Find the line with "Recreate this image" and the line with "const FS = 24;", then repeat both of them and every line in between exactly. Omit the pictures.

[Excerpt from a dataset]
==============================

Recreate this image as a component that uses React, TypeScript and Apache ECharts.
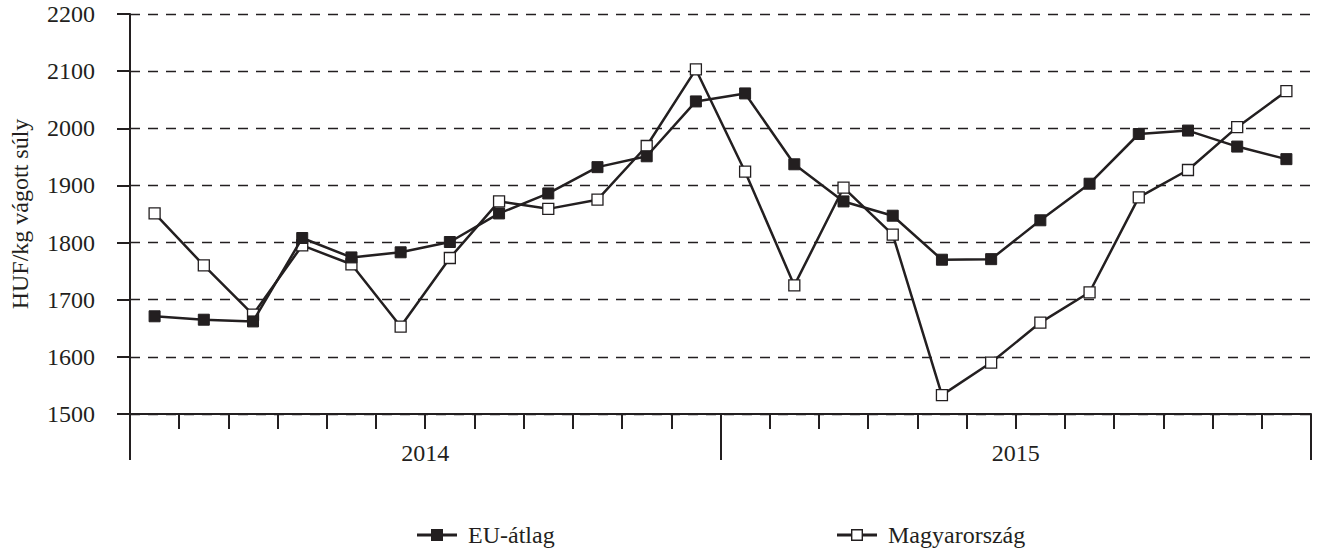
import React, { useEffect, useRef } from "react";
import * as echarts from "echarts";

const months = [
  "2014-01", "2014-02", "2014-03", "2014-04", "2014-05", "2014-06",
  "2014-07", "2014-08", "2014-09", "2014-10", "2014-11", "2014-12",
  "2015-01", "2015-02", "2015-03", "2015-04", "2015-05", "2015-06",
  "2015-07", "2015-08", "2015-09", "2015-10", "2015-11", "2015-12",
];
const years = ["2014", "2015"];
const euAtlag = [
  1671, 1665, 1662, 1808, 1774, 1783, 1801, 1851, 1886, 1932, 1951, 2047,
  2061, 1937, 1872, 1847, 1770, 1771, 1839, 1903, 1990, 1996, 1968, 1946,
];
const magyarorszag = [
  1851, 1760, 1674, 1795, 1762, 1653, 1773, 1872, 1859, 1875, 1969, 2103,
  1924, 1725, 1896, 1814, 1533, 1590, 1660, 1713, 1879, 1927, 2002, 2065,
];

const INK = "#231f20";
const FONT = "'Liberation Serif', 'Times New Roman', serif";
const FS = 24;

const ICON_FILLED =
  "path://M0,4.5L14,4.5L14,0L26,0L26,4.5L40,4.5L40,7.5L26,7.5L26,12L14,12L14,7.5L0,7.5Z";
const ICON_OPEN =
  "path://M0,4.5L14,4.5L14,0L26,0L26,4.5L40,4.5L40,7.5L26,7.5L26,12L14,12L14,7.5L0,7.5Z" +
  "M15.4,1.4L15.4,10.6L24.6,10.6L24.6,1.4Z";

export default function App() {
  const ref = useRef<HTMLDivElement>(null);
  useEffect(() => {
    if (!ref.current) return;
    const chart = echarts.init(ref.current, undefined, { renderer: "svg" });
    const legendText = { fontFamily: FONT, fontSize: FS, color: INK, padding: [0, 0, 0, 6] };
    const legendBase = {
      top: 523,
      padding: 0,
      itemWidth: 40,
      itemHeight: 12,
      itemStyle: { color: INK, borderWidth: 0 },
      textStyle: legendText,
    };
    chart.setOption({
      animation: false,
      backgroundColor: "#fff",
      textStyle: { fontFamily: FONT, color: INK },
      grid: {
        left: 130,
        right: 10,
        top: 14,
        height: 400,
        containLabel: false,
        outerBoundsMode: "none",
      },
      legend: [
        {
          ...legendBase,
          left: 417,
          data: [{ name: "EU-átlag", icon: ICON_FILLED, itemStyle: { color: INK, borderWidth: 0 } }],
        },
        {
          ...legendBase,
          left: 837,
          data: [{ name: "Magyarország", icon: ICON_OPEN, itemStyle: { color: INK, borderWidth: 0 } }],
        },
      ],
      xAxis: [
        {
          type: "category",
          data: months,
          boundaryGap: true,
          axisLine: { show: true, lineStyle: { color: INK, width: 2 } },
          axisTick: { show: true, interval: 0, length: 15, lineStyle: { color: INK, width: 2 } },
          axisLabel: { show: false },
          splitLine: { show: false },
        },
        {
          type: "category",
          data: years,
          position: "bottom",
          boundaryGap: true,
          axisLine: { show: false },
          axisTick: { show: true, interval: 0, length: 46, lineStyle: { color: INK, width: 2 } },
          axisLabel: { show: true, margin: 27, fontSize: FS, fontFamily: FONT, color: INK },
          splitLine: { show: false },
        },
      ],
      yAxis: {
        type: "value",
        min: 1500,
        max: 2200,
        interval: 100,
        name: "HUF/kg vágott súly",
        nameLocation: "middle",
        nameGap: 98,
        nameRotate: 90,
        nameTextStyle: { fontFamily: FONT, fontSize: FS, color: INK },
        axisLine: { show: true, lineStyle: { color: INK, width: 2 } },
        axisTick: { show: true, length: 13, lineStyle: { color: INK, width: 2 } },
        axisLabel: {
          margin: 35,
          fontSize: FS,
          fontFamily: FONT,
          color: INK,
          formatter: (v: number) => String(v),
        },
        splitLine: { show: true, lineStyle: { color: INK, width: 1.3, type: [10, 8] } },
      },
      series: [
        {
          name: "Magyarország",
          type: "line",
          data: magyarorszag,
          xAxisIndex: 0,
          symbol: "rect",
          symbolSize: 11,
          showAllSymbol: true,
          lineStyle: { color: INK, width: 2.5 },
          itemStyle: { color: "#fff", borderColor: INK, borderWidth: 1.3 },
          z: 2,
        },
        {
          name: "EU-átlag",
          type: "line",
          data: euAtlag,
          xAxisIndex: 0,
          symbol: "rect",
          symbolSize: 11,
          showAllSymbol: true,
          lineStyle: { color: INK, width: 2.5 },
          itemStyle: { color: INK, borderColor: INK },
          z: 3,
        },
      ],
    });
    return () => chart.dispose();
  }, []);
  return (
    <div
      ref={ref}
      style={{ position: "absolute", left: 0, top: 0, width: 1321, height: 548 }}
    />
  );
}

==============================

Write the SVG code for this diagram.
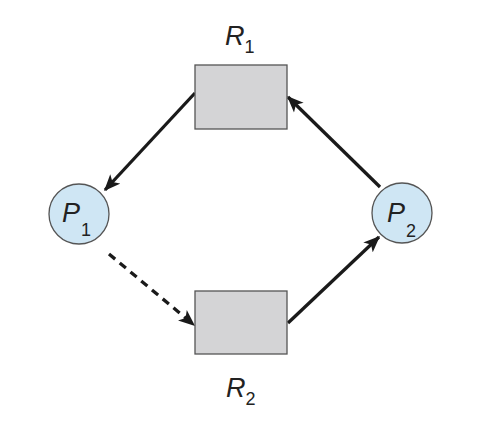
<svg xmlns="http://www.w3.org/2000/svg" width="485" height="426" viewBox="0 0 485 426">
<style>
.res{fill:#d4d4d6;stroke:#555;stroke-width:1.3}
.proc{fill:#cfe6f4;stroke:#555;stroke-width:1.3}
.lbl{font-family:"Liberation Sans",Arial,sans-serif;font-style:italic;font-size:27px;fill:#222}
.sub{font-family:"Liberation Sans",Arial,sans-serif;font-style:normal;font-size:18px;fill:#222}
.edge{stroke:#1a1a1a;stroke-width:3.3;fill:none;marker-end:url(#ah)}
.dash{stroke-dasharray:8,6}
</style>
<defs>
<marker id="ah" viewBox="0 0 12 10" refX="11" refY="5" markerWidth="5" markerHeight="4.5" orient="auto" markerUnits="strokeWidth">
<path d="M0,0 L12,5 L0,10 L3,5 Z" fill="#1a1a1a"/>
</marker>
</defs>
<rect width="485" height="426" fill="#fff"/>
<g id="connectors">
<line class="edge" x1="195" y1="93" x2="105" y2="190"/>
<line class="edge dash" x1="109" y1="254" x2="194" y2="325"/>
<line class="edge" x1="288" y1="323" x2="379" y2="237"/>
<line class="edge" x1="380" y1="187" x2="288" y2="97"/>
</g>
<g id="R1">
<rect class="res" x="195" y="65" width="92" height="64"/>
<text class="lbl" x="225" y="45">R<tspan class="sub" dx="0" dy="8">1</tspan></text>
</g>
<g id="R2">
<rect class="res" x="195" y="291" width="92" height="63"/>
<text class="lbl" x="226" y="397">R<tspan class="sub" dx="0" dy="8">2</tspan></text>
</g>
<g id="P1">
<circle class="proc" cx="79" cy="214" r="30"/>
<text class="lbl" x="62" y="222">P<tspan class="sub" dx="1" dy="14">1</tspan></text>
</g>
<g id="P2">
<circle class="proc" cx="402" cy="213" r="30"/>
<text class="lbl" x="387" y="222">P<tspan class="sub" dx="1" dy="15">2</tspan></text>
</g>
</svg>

==============================

Full response:
Recreate this image as a component that uses React, TypeScript and Apache ECharts.
import React, { useEffect, useRef } from "react";
import * as echarts from "echarts";

const months = [
  "2014-01", "2014-02", "2014-03", "2014-04", "2014-05", "2014-06",
  "2014-07", "2014-08", "2014-09", "2014-10", "2014-11", "2014-12",
  "2015-01", "2015-02", "2015-03", "2015-04", "2015-05", "2015-06",
  "2015-07", "2015-08", "2015-09", "2015-10", "2015-11", "2015-12",
];
const years = ["2014", "2015"];
const euAtlag = [
  1671, 1665, 1662, 1808, 1774, 1783, 1801, 1851, 1886, 1932, 1951, 2047,
  2061, 1937, 1872, 1847, 1770, 1771, 1839, 1903, 1990, 1996, 1968, 1946,
];
const magyarorszag = [
  1851, 1760, 1674, 1795, 1762, 1653, 1773, 1872, 1859, 1875, 1969, 2103,
  1924, 1725, 1896, 1814, 1533, 1590, 1660, 1713, 1879, 1927, 2002, 2065,
];

const INK = "#231f20";
const FONT = "'Liberation Serif', 'Times New Roman', serif";
const FS = 24;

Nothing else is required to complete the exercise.